Our Great Experiment

Unitarian Universalism draws from six sources, and among them is my personal favorite: “Humanist teachings which counsel us to heed the guidance of reason and the results of science.”   I’ve always admired the steady, incremental growth of knowledge that flows from open-mindedness and experiment.  Applying that attitude to decisions I’ve faced has  led to a life I could never have predicted or planned, but have found richly rewarding.

Perhaps that’s why I’m not just optimistic about this time of change in our church, but also a bit eager to see what comes of it.  We’ve embarked on a great experiment.  Its aim is to discover how we can retain what has been so wonderful about this church throughout Rev. Marc Salkin’s ministry, and build on it to create an even stronger, more welcoming, more effective home for the liberal religious community of Northern Colorado.

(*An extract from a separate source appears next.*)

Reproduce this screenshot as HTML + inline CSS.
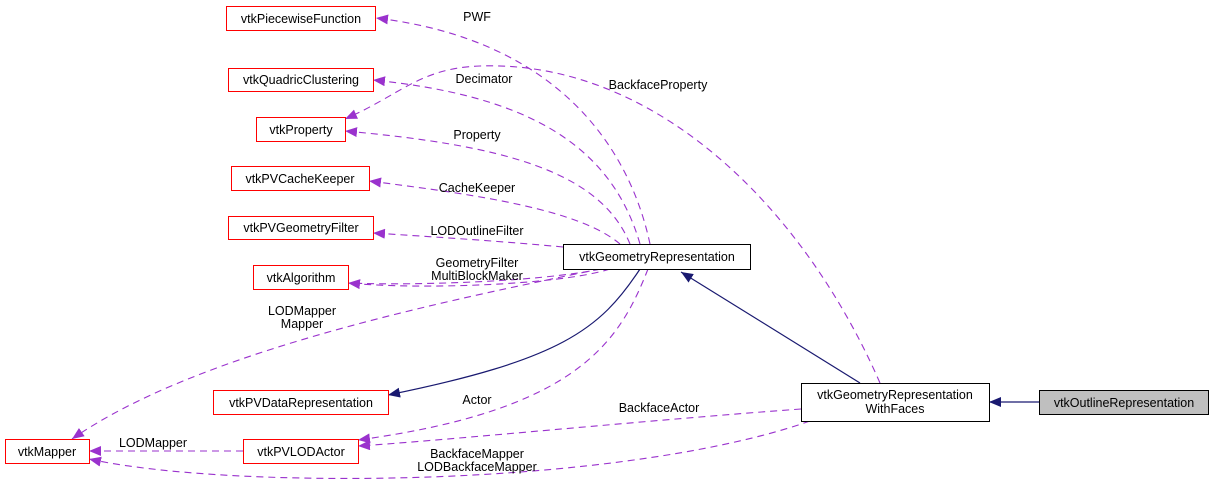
<!DOCTYPE html>
<html><head><meta charset="utf-8"><style>
html,body{margin:0;padding:0;background:#fff}
svg text{font-family:"Liberation Sans",Helvetica,sans-serif;font-size:12.5px;fill:#000}
</style></head><body>
<svg width="1213" height="491" viewBox="0 0 1213 491" xmlns="http://www.w3.org/2000/svg">
<defs>
<marker id="p" viewBox="0 0 12 10" refX="12" refY="5" markerWidth="12" markerHeight="10" markerUnits="userSpaceOnUse" orient="auto"><path d="M0,0 L12,5 L0,10 z" fill="#9a32cd"/></marker>
<marker id="b" viewBox="0 0 12 10" refX="12" refY="5" markerWidth="12" markerHeight="10" markerUnits="userSpaceOnUse" orient="auto"><path d="M0,0 L12,5 L0,10 z" fill="#191970"/></marker>
</defs>
<g fill="none" stroke="#9a32cd" stroke-width="1.1" stroke-dasharray="7,5">
<path d="M650,244 C630,150 560,40 376,18" marker-end="url(#p)"/>
<path d="M640,244 C610,140 520,95 373,80" marker-end="url(#p)"/>
<path d="M880,383 C800,200 650,60 480,66 C420,68 400,95 345,119" marker-end="url(#p)"/>
<path d="M630,244 C600,170 500,145 345,131" marker-end="url(#p)"/>
<path d="M620,244 C580,210 480,195 369,181" marker-end="url(#p)"/>
<path d="M563,247 C500,241 420,236 373,233" marker-end="url(#p)"/>
<path d="M610,269 C560,285 420,290 348,283" marker-end="url(#p)"/>
<path d="M613,266 C560,281 420,286 348,283"/>
<path d="M600,269 C450,300 200,350 72,439" marker-end="url(#p)"/>
<path d="M648,269 C620,340 580,410 358,440" marker-end="url(#p)"/>
<path d="M801,409 C650,420 450,440 358,446" marker-end="url(#p)"/>
<path d="M243,451 L89,451" marker-end="url(#p)"/>
<path d="M810,421 C700,460 500,482 300,478 C200,476 130,468 89,459" marker-end="url(#p)"/>
</g>
<g fill="none" stroke="#191970" stroke-width="1.2">
<path d="M640,269 C600,330 560,360 388,395" marker-end="url(#b)"/>
<path d="M860,383 L681,272" marker-end="url(#b)"/>
<path d="M1039,402 L989,402" marker-end="url(#b)"/>
</g>
<g stroke="#ff0000" stroke-width="1" fill="#fff">
<rect x="226.5" y="6.5" width="149" height="24"/>
<rect x="228.5" y="68.5" width="145" height="23"/>
<rect x="256.5" y="117.5" width="89" height="24"/>
<rect x="231.5" y="166.5" width="138" height="24"/>
<rect x="228.5" y="216.5" width="145" height="23"/>
<rect x="253.5" y="265.5" width="95" height="24"/>
<rect x="213.5" y="390.5" width="175" height="24"/>
<rect x="5.5" y="439.5" width="84" height="24"/>
<rect x="243.5" y="439.5" width="115" height="24"/>
</g>
<rect x="563.5" y="244.5" width="187" height="25" fill="#fff" stroke="#000"/>
<rect x="801.5" y="383.5" width="188" height="38" fill="#fff" stroke="#000"/>
<rect x="1039.5" y="390.5" width="169" height="24" fill="#bfbfbf" stroke="#000"/>
<g text-anchor="middle">
<text x="301" y="23">vtkPiecewiseFunction</text>
<text x="301" y="84">vtkQuadricClustering</text>
<text x="301" y="134">vtkProperty</text>
<text x="300" y="183">vtkPVCacheKeeper</text>
<text x="301" y="232">vtkPVGeometryFilter</text>
<text x="301" y="282">vtkAlgorithm</text>
<text x="301" y="407">vtkPVDataRepresentation</text>
<text x="47" y="456">vtkMapper</text>
<text x="301" y="456">vtkPVLODActor</text>
<text x="657" y="261">vtkGeometryRepresentation</text>
<text x="895" y="399">vtkGeometryRepresentation</text>
<text x="895" y="413">WithFaces</text>
<text x="1124" y="407">vtkOutlineRepresentation</text>
<text x="477" y="21">PWF</text>
<text x="484" y="83">Decimator</text>
<text x="658" y="89">BackfaceProperty</text>
<text x="477" y="139">Property</text>
<text x="477" y="192">CacheKeeper</text>
<text x="477" y="235">LODOutlineFilter</text>
<text x="477" y="267">GeometryFilter</text>
<text x="477" y="280">MultiBlockMaker</text>
<text x="302" y="315">LODMapper</text>
<text x="302" y="328">Mapper</text>
<text x="477" y="404">Actor</text>
<text x="659" y="412">BackfaceActor</text>
<text x="153" y="447">LODMapper</text>
<text x="477" y="458">BackfaceMapper</text>
<text x="477" y="471">LODBackfaceMapper</text>
</g>
</svg>
</body></html>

Of course, change can be disconcerting, uncomfortable… scary, even.  When those feelings creep up on us, there are some tactics that can help:

  • Try to understand the goal.  Talk to a minister or board member about it why we’re making the change that’s concerning you.  The inspiration for the change might have come from common practice among other churches like ours, or from a suggestion by another congregant, or it might be intended to address a particular inefficient or awkward practice Rev. Keyes, Rev. Haley, or a member of the board has noted.
  • Share your perspective.  That same minister or board member can listen to your feedback on what’s been changed, and make sure it’s conveyed to the rest of us on the board and ministry team.  This kind of feedback from the congregation is crucial to our work as representatives and stewards of the congregation.
  • Give it a chance to work.  Try to remember that it’s all an experiment, and no experiment is complete without the crucial task of observation.   It may turn out to be a surprising success  – or perhaps we’ll go back to the old way of doing that particular thing, if that seems the better course.  But we can’t know whether a new idea will work for our congregation without giving it a try.
  • Stay engaged.  It’s my central goal as the board president this year that the core of what makes our church so important in our lives – the feeling of community, the shared principles, and the experience of working together to further the reach of love in our world – will remain unchanged as we explore ways to grow into our potential.  Each of you is a part of that vision.  I hope that, even when the pace of change is challenging, you’ll be able to trust in that future and your part in it.

And one final note: feel free to drop me a line if there’s a particular issue you’re curious or anxious about.  Chances are it’s been on somebody else’s mind, as well, and I’d like the chance to address those questions here on this blog.

Thanks for your time, and I’ll see you on Sunday.